The Court agrees with Lee Way. Neither method of apportionment proposed by Transport seems practicable or justified. The reasons for apportionment of defense costs present in Insurance Company of North America v. Forty-eight Insulations, Inc., 451 F. Supp. 1230 (E.D.Mich.1978) are not present here. The Court accordingly concludes that Transport is liable for the full amount of defense costs sustained by Lee Way in defending United States v. Lee Way.
In sum, the Court finds and concludes: (1) that the liability imposed upon Lee Way in United States v. Lee Way represents a single "occurrence", as that term is used in Transport's excess umbrella policies; (2) that the subject policies provide coverage for all back pay for the period after January 1, 1967; and (3) that the subject policies provide coverage for the full amount of defense costs incurred by Lee Way in defending United States v. Lee Way.
Counsel for Lee Way will promptly prepare and submit to the Court a judgment in accordance with this Opinion.
 The Court found that Lee Way discriminated against blacks in hiring and job placement and specifically found that Lee Way's no-transfer policy which was neutral in its face operated discriminatorily. (Findings 34-37 and Conclusions 9-11). It was company policy that no employee would transfer between job classifications covered by different bargaining units. The policy's effect "froze" blacks into menial and lower-paying positions which they traditionally had held and prevented placement in more desirable higher-paying jobs. Even though this policy had been found to be unlawful in Jones v. Lee Way Motor Freight, Inc., 431 F.2d 245 (10th Cir. 1970), Lee Way had continued to enforce a similar policy which provided that anyone who transferred could not carry over his seniority for bidding and lay-off purposes. It, too, was found to be unlawful by the district court (Conclusion 10).

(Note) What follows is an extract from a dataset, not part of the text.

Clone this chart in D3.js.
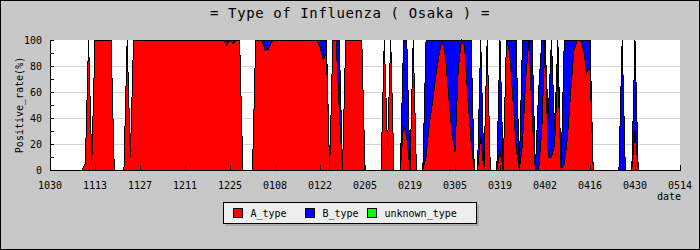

 Having established Lee Way's liability for a pattern and practice of discrimination, the court then considered each individual discriminatee's entitlement to relief. Not until the relief phase of the trial did the court delve deeply into individual claims. At that stage, individual employees were not required to prove specific acts of discrimination; the burden shifted to Lee Way to prove in each instance that an individual was not affected by the pattern and practice of discrimination, and, if Lee Way failed, the individual would be deemed entitled to relief. (Tenth Circuit Slip Opinion at 32-33).
 The Court previously determined, and the parties agreed, that Oklahoma law applies.
 The insurance industry has been broadening the definition of occurrence. An October 1972 F.C. & S. Bulletin, published by the National Underwriters Co., stated at page A-3 that the "continuous or repeated exposure to conditions" language in the definition of occurrence was intended to avoid the application of multiple occurrences. This language represented a change from previous wording that had been interpreted less expansively. The Federation of Insurance Counsel published an article in its Spring, 1975, F.I.C. Quarterly analyzing the same definition of occurrence as used in the Transport policies. The article explains at page 245 that the definition is intended to result in only a single application of the occurrence limit in repeated exposure cases. Clearly the insurance industry has intended to broaden, rather than shrink, the definition of occurrence.